St. Peter 9/11 ceremony 1

Retired Air National Guard Lt. Col. Jim Bixby, a Delta pilot, tolls a bell Saturday in St. Peter in remembrance of United Airlines Flight 93’s crews and passengers. Saturday marked 20 years since the 9/11 terrorist attacks. Flight 93’s crews and passengers were among 2,977 people who died that day.

ST. PETER — Solemn tolls from a bell Saturday in St. Peter served as a reminder of the lives lost on 9/11.

The tolls came during a ceremony marking the 20th anniversary since the terrorist attacks on Sept. 11, 2001, which killed 2,977 people. Organized by William R. Witty American Legion Post 37 and the Redmen Club Ottawa Tribe 49, the groups invited local veteran, law enforcement and firefighter representatives to toll an old school bell for the victims.

After tolling the bell in honor of United Airlines Flight 93’s crews and passengers, retired Air National Guard Lt. Col. Jim Bixby said he was glad St. Peter found an appropriate way to remember the day.

“I just very much appreciated seeing the support and the observance,” he said.

Bixby, a pilot with Delta, has lived in St. Peter since 1999. At the time, he’d finished up his early career on active duty with the Air Force and transitioned into a C130 pilot role with the Air National Guard along with flying for Northwest Airlines.

On Sept. 11, 2001, Bixby remembers being in St. Peter packing to leave for a Northwest flight. He dropped his son off at daycare, and someone there told him a plane had crashed into the World Trade Center.

The St. Peter pilot went home and turned on the television.

“Needless to say, I did not leave on that trip,” he said.

The next few days or so were a waiting game for when flights could resume again. Plans to transition back into civilian life took a 180-degree turn.

By late January 2002, Bixby was deployed with the National Guard to Kuwait. Within weeks he was in Uzbekistan, flying in and out of Afghanistan for the next couple months.

He was deployed to Iraq, Afghanistan or other counties just about every year-and-a-half to two years over the next decade before retiring from the National Guard in 2011.

Looking back at the attack that started it all, Bixby said it should be remembered as a “tragic and unfortunate cause of unity of purpose.”

“It caused us to look beyond politics and to contemplate what this country stands for and what it means to be an American,” he said.

Nicollet County Veterans Service Officer Nathan Tish had a similar feeling about the day’s legacy.
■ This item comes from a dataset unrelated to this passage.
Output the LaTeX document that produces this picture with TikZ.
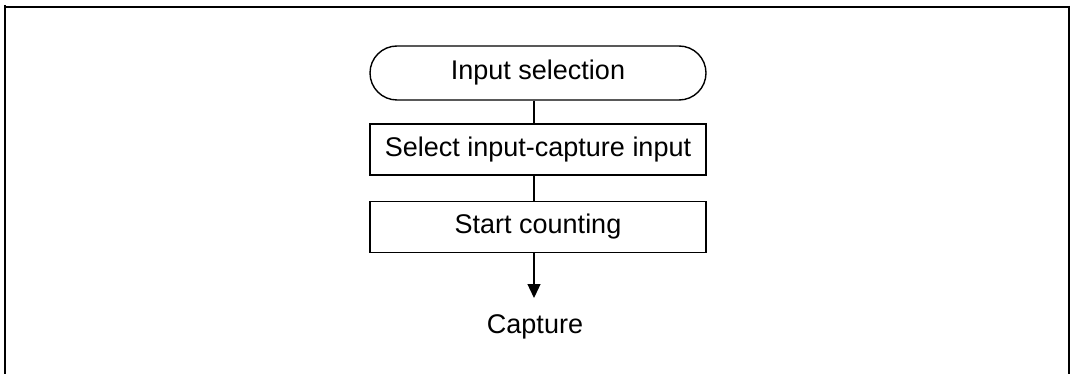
\documentclass[tikz,border=0pt]{standalone}
\usepackage{fontspec}
\setmainfont{Liberation Sans}
\usetikzlibrary{arrows.meta}
\begin{document}
\begin{tikzpicture}[x=1pt,y=-1pt,
  txt/.style={font=\fontsize{27}{32}\selectfont},
  term/.style={draw,line width=1.4pt,rounded corners=27pt,minimum width=336pt,minimum height=54pt,inner sep=0pt,txt},
  procbox/.style={draw,line width=1.4pt,minimum width=336pt,minimum height=51pt,inner sep=0pt,txt},
  conn/.style={line width=1.3pt},
  frame/.style={line width=2pt}]
\useasboundingbox (0,0) rectangle (1070,374);
\draw[frame] (5,5) -- (5,374);
\draw[frame] (4,7) -- (1069,7);
\draw[frame] (1069,6) -- (1069,374);
\node[term] (t) at (538,73) {Input selection};
\node[procbox] (b1) at (538,149.5) {Select input-capture input};
\node[procbox] (b2) at (538,227) {Start counting};
\node[txt] (cap) at (535,327) {Capture};
\coordinate (spine) at (534,0);
\coordinate (tip) at (534,298);
\draw[conn] (t.south -| spine) -- (b1.north -| spine);
\draw[conn] (b1.south -| spine) -- (b2.north -| spine);
\draw[conn,-{Triangle[length=14pt,width=13pt]}] (b2.south -| spine) -- (tip);
\end{tikzpicture}
\end{document}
He tolled the bell to honor the lives lost in American Airlines Flight 77’s crash into the Pentagon.

“I like to think about the sense of being united,” he said. “That was easy for me to have that sensation while serving in the United State Army in Fort Hood, Texas, but I hope most places across the nation would’ve felt the same way as far as feeling more united together as a society in the days that followed.”
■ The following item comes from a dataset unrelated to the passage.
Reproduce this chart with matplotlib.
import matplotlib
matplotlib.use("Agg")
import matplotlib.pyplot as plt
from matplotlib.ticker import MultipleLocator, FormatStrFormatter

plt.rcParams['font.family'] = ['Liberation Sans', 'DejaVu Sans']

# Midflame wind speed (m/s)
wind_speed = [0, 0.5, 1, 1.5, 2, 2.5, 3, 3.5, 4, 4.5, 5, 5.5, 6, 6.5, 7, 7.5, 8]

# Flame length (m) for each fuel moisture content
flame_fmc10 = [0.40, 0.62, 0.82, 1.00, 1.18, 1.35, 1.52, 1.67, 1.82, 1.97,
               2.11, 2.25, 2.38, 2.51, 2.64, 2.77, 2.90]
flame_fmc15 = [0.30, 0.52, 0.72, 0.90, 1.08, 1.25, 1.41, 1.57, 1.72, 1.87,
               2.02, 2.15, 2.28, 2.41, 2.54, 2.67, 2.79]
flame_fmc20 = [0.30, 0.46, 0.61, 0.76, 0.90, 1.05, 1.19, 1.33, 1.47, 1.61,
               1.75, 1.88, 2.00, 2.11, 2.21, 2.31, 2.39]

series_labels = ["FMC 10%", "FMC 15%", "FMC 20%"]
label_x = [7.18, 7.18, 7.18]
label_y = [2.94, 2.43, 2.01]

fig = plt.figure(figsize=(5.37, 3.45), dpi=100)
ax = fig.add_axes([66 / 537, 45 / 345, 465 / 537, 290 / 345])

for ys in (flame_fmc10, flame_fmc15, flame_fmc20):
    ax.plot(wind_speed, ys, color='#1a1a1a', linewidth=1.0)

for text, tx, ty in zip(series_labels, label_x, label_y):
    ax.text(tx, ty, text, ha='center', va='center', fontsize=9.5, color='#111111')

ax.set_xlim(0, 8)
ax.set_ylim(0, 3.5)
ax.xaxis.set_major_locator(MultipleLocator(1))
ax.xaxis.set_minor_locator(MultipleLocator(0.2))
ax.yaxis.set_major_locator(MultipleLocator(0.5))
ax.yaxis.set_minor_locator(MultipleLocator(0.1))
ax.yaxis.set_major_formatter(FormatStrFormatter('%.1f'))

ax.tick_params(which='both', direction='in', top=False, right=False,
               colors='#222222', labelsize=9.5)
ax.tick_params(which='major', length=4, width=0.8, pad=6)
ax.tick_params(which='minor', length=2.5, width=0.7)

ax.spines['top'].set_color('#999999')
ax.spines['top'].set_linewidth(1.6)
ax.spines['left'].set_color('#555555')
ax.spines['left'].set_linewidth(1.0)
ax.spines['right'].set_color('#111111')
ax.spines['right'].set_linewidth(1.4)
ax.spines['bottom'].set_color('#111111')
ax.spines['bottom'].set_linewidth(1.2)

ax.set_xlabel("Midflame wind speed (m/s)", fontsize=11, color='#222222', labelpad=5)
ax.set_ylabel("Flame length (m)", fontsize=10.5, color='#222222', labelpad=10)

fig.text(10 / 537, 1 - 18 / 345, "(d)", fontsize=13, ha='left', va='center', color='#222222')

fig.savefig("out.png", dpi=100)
Saturday’s remembrance, he added, helped foster a sense of that unity again in St. Peter.

“I miss that feeling,” he said. “I think a lot of us do.”

Tish was a young Army specialist in Fort Hood back then. The fort was more open before 9/11, then went into lockdown afterward.

People on base were preparing just about right away as if they might be headed to war, he recalled. His deployment to Iraq came in 2004.

St. Peter firefighter Ed Johnson tolled the bell to honor the lives of firefighters who died responding to the crash sites. St. Peter Police Chief Matt Grochow and Nicollet County Sheriff’s Office Chief Deputy Karl Jensen tolled the bell to honor the lives of police and port authority officers who died in the line of duty on 9/11.

The bell tolls for all the victims — including from American Airlines Flight 11 and United Airlines Flight 175 — seemed like a symbolic way to mark 20 years since the day, said Dave Johnson, a local Legion, Honor Guard and Red Men member who helped organize the event.

With people able to watch speeches and other events happening all over the country over the weekend, Johnson described St. Peter’s event as a show of remembrance and appreciation to go with them.

“As a community, we remember those innocent victims,” he said. “And we’re thankful and showing support for our fire department, police department and law enforcement.”